At present, no rebar is manufactured in Bahrain. Instead, local companies bend and cut rebar and prepare it for the work site. Several construction firms in the country have divisions that do this type of work, including Haji Hassan, Ahmed Mansour Al A’ali and YK Almoayyed. However, a domestic supplier of rebar could come to the market by the end of 2012. United Steel Company, a joint venture that is 51% owned by Kuwaiti holding company Foulath and 49% by Japan’s Yamato Kogyo, is currently building a steelworks in the north-eastern region of Al Hidd. The facility will initially include a melt shop and a heavy-sections mill to produce medium-to-large H-beams and structural sections. There are plans to add a rebar mill, which would have a capacity of at least 500,000 tonnes per year. However, even with a local producer, prices will still largely be set by global and regional trends.

With construction activity in the GCC expected to grow in the next few years, this could mean higher materials prices. Contractors and developers sometimes include price escalation clauses in their agreements, although who bears the risk depends on the negotiating strength of the parties. At present, with construction activity in Bahrain generally down, contractors are typically willing to absorb increases in materials costs, according to Al Bastaki. One new trend in this area is also emerging, said Robert Lee, the CEO of Bahrain Bay. Developers are starting to purchase finishing materials, such as sanitary ware, air-conditioning units and tiles in bulk, and then storing them until needed. Those handling multiple projects are sometimes able to secure lower prices this way than a contractor may quote them on a per-unit basis.

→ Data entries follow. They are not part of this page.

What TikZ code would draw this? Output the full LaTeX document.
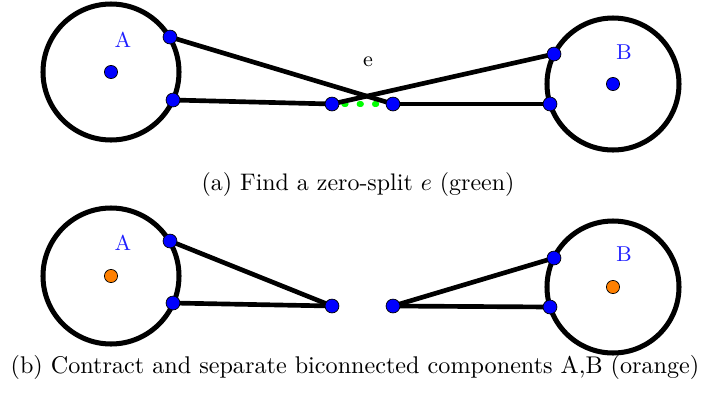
\documentclass[tikz,border=0pt]{standalone}
\usetikzlibrary{calc}
\definecolor{dotblue}{RGB}{0,0,255}
\definecolor{dotorange}{RGB}{255,128,0}
\definecolor{labblue}{RGB}{30,30,255}
\definecolor{zgreen}{RGB}{0,255,0}
\begin{document}
\begin{tikzpicture}[x=0.418pt,y=-0.418pt,
  bigcirc/.style={draw=black,line width=2.1pt},
  edge/.style={draw=black,line width=1.95pt},
  vdot/.style={circle,fill=dotblue,draw=black,line width=0.3pt,inner sep=0pt,minimum size=5.8pt},
  cdot/.style={circle,fill=dotblue,draw=black,line width=0.3pt,inner sep=0pt,minimum size=5.5pt},
  odot/.style={circle,fill=dotorange,draw=black,line width=0.3pt,inner sep=0pt,minimum size=5.5pt},
  lab/.style={text=labblue,font=\small},
  zsplit/.style={draw=zgreen,line width=2.2pt,line cap=round,dash pattern=on 0.8pt off 5.6pt}]
\useasboundingbox (0,0) rectangle (711,402);
% ---- (a) ----
\draw[bigcirc] (111,72) circle[radius=68];
\draw[bigcirc] (613,84) circle[radius=66];
\coordinate (a1) at (170,37);
\coordinate (a2) at (173,100);
\coordinate (b1) at (554,54);
\coordinate (b2) at (550,104);
\coordinate (m1) at (332,104);
\coordinate (m2) at (393,104);
\draw[zsplit] ($(m1)+(12,0)$) -- (m2);
\draw[edge] (a1) -- (m2);
\draw[edge] (a2) -- (m1);
\draw[edge] (b1) -- (m1);
\draw[edge] (b2) -- (m2);
\node[vdot] (na1) at (a1) {};
\node[vdot] (na2) at (a2) {};
\node[vdot] (nb1) at (b1) {};
\node[vdot] (nb2) at (b2) {};
\node[vdot] (nm1) at (m1) {};
\node[vdot] (nm2) at (m2) {};
\node[cdot] (ca) at (111,72) {};
\node[cdot] (cb) at (613,84) {};
\node[lab] (la) at (123,40) {A};
\node[lab] (lb) at (624,52) {B};
\node[font=\small] (le) at (368,62) {e};
\node (capa) at (358,185) {(a) Find a zero-split $e$ (green)};
% ---- (b) ----
\draw[bigcirc] (111,276) circle[radius=68];
\draw[bigcirc] (613,287) circle[radius=66];
\coordinate (p1) at (170,241);
\coordinate (p2) at (173,303);
\coordinate (q1) at (554,258);
\coordinate (q2) at (550,307);
\coordinate (s1) at (332,306);
\coordinate (s2) at (393,306);
\draw[edge] (p1) -- (s1);
\draw[edge] (p2) -- (s1);
\draw[edge] (q1) -- (s2);
\draw[edge] (q2) -- (s2);
\node[vdot] (np1) at (p1) {};
\node[vdot] (np2) at (p2) {};
\node[vdot] (nq1) at (q1) {};
\node[vdot] (nq2) at (q2) {};
\node[vdot] (ns1) at (s1) {};
\node[vdot] (ns2) at (s2) {};
\node[odot] (oa) at (111,276) {};
\node[odot] (ob) at (613,287) {};
\node[lab] (la2) at (123,243) {A};
\node[lab] (lb2) at (624,254) {B};
\node[font=\fontsize{10.1}{12}\selectfont] (capb) at (355,367) {(b) Contract and separate biconnected components A,B (orange)};
\end{tikzpicture}
\end{document}
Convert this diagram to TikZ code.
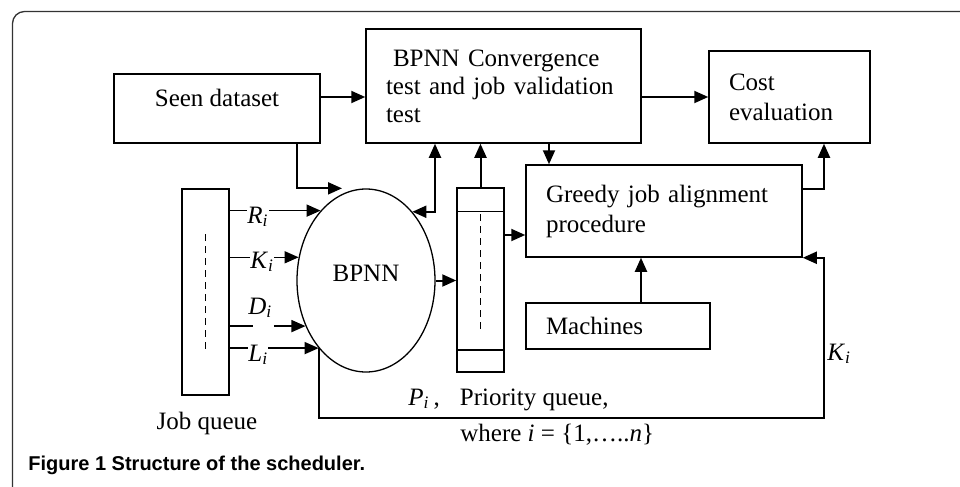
\documentclass[tikz,border=0pt]{standalone}
\usepackage{fontspec}
\setmainfont{Liberation Serif}
\newfontfamily\capfont{Liberation Sans}
\usetikzlibrary{arrows.meta}
\usetikzlibrary{shapes.geometric}
\newcommand{\vsub}[2]{\textit{#1}\textsubscript{\textit{#2}}}
\newcommand{\blkrule}{0.75pt}
\newcommand{\arrrule}{1pt}
\tikzset{
  blk/.style={draw, rectangle, line width=\blkrule, anchor=center,
    inner ysep=0pt, align=left},
  arr/.style={line width=\arrrule, -{Triangle[length=7pt,width=6pt]}},
  darr/.style={line width=\arrrule,
    {Triangle[length=7pt,width=6pt]}-{Triangle[length=7pt,width=6pt]}},
  inarr/.style={line width=\blkrule, -{Triangle[length=7pt,width=6pt]}},
  lbl/.style={fill=white, inner sep=0pt, anchor=base west},
  txt/.style={inner sep=0pt, anchor=base west},
  qdash/.style={line width=\blkrule, dash pattern=on 3.5pt off 2.5pt}
}

\begin{document}
\begin{tikzpicture}[x=0.5pt, y=-0.5pt, anchor=base,
    font=\fontsize{12.5}{15}\selectfont]
    \useasboundingbox (0,0) rectangle (960,487);
    % figure frame
    \begin{scope}
      \clip (0,0) rectangle (960,487);
      \draw[line width=0.65pt, draw=black!80, rounded corners=6pt]
        (12.5,11.5) rectangle (1000,530);
    \end{scope}

    % boxes
    \node[blk, align=center, minimum width=103pt, minimum height=34.5pt,
      text depth=11pt] (seen) at (217,108.5) {Seen dataset};
    \node[blk, minimum width=137.5pt, minimum height=57pt, inner xsep=10pt,
      text width=117.5pt, font=\fontsize{12.5}{14}\selectfont]
      (conv) at (503.5,86)
      {\hspace*{3.5pt}BPNN Convergence\\test and job validation\\test};
    \node[blk, minimum width=80.5pt, minimum height=46pt, inner xsep=10pt,
      text width=60.5pt] (cost) at (789.5,97) {Cost\\evaluation};
    \node[blk, minimum width=138pt, minimum height=46pt, inner xsep=10pt,
      text width=118pt] (greedy) at (664,211)
      {Greedy job alignment\\procedure};
    \node[blk, minimum width=92pt, minimum height=23pt, inner xsep=10pt,
      text width=72pt] (machines) at (618,326) {Machines};
    \node[blk, minimum width=23.5pt, minimum height=103pt] (jq) at (205.5,292) {};
    \node[blk, minimum width=23.5pt, minimum height=92pt] (prio) at (480.5,280) {};
    \node[ellipse, draw, line width=0.65pt, anchor=center, inner sep=0pt,
      minimum width=69pt, minimum height=91.5pt, text depth=7pt]
      (bpnn) at (366,280.5) {BPNN};

    % queue details
    \draw[line width=\blkrule] ([yshift=-12pt]prio.north west)
      -- ([yshift=-12pt]prio.north east);
    \draw[line width=\blkrule] ([yshift=11.5pt]prio.south west)
      -- ([yshift=11.5pt]prio.south east);
    \draw[qdash] ([yshift=-13.5pt]prio.north) -- ([yshift=21pt]prio.south);
    \draw[qdash] ([yshift=-23pt]jq.north) -- ([yshift=23.5pt]jq.south);

    % helper levels
    \coordinate (toprow) at (0,97);
    \coordinate (sdx) at (297,0);
    \coordinate (bpnnin) at ([xshift=-12pt]bpnn.north);
    \coordinate (dbx) at (435,0);
    \coordinate (cgx) at (549,0);
    \coordinate (pgy) at (0,235);
    \coordinate (gcy) at (0,189);
    \coordinate (mgx) at (641,0);
    \coordinate (kloop) at (824,418);

    % connectors
    \draw[arr] (seen.east |- toprow) -- (conv.west |- toprow);
    \draw[arr] (conv.east |- toprow) -- (cost.west |- toprow);
    \draw[arr] (seen.south -| sdx) |- (bpnnin);
    \draw[darr] (bpnn.56.3) -| (conv.south -| dbx);
    \draw[arr] (prio.north) -- (prio.north |- conv.south);
    \draw[arr] (conv.south -| cgx) -- (greedy.north -| cgx);
    \draw[arr] (bpnn.east) -- (prio.west |- bpnn.east);
    \draw[arr] (prio.east |- pgy) -- (greedy.west |- pgy);
    \draw[arr] (greedy.east |- gcy) -| (cost.south -| kloop);
    \draw[arr] (machines.north -| mgx) -- (greedy.south -| mgx);
    \draw[arr] (bpnn.235.4) |- (kloop) |- (greedy.south east);

    % job inputs
    \draw[inarr] (jq.east |- bpnn.123.7) -- (bpnn.123.7);
    \draw[inarr] (jq.east |- bpnn.161.4) -- (bpnn.161.4);
    \draw[inarr] (jq.east |- bpnn.217.2) -- ++(23,0) ++(21,0) -- (bpnn.217.2);
    \draw[inarr] (jq.east |- bpnn.235.4) -- (bpnn.235.4);
    \node[lbl] (rlbl) at (247,223) {\vsub{R}{i}};
    \node[lbl] (klbl) at (250,268) {\vsub{K}{i}};
    \node[lbl, fill=none] (dlbl) at (248,314) {\vsub{D}{i}};
    \node[lbl] (llbl) at (248,361) {\vsub{L}{i}};

    % texts
    \node[txt] (kfb) at (827,360) {\vsub{K}{i}};
    \node (jqlbl) at (207,429) {Job queue};
    \node[txt] (pqlbl) at (408,405)
      {\vsub{P}{i}\,,\hspace{10pt}Priority queue,};
    \node[txt] (wherelbl) at (460,441)
      {where \textit{i} = \{1,…..\textit{n}\}};
    \node[txt, font=\capfont\bfseries\fontsize{10}{12}\selectfont]
      (caption) at (28,470) {Figure 1 Structure of the scheduler.};
\end{tikzpicture}
\end{document}
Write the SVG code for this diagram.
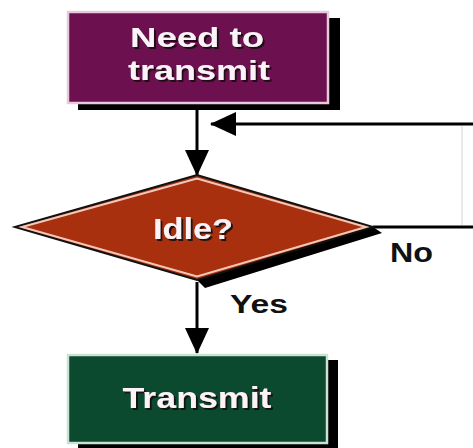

OUTLOOK: The market has been challenging in the post-2008 period, but construction activity is starting to pick back up in Bahrain. Moreover, the government seems willing to invest in infrastructure and housing, which should provide a number of opportunities for local and international contractors. The private sector also appears to be going through a period of reinvigoration, with activity starting up again at projects that were previously on hold. For developments that can meet the demands of the market, there is the potential for growth, which in turn will produce work for construction companies.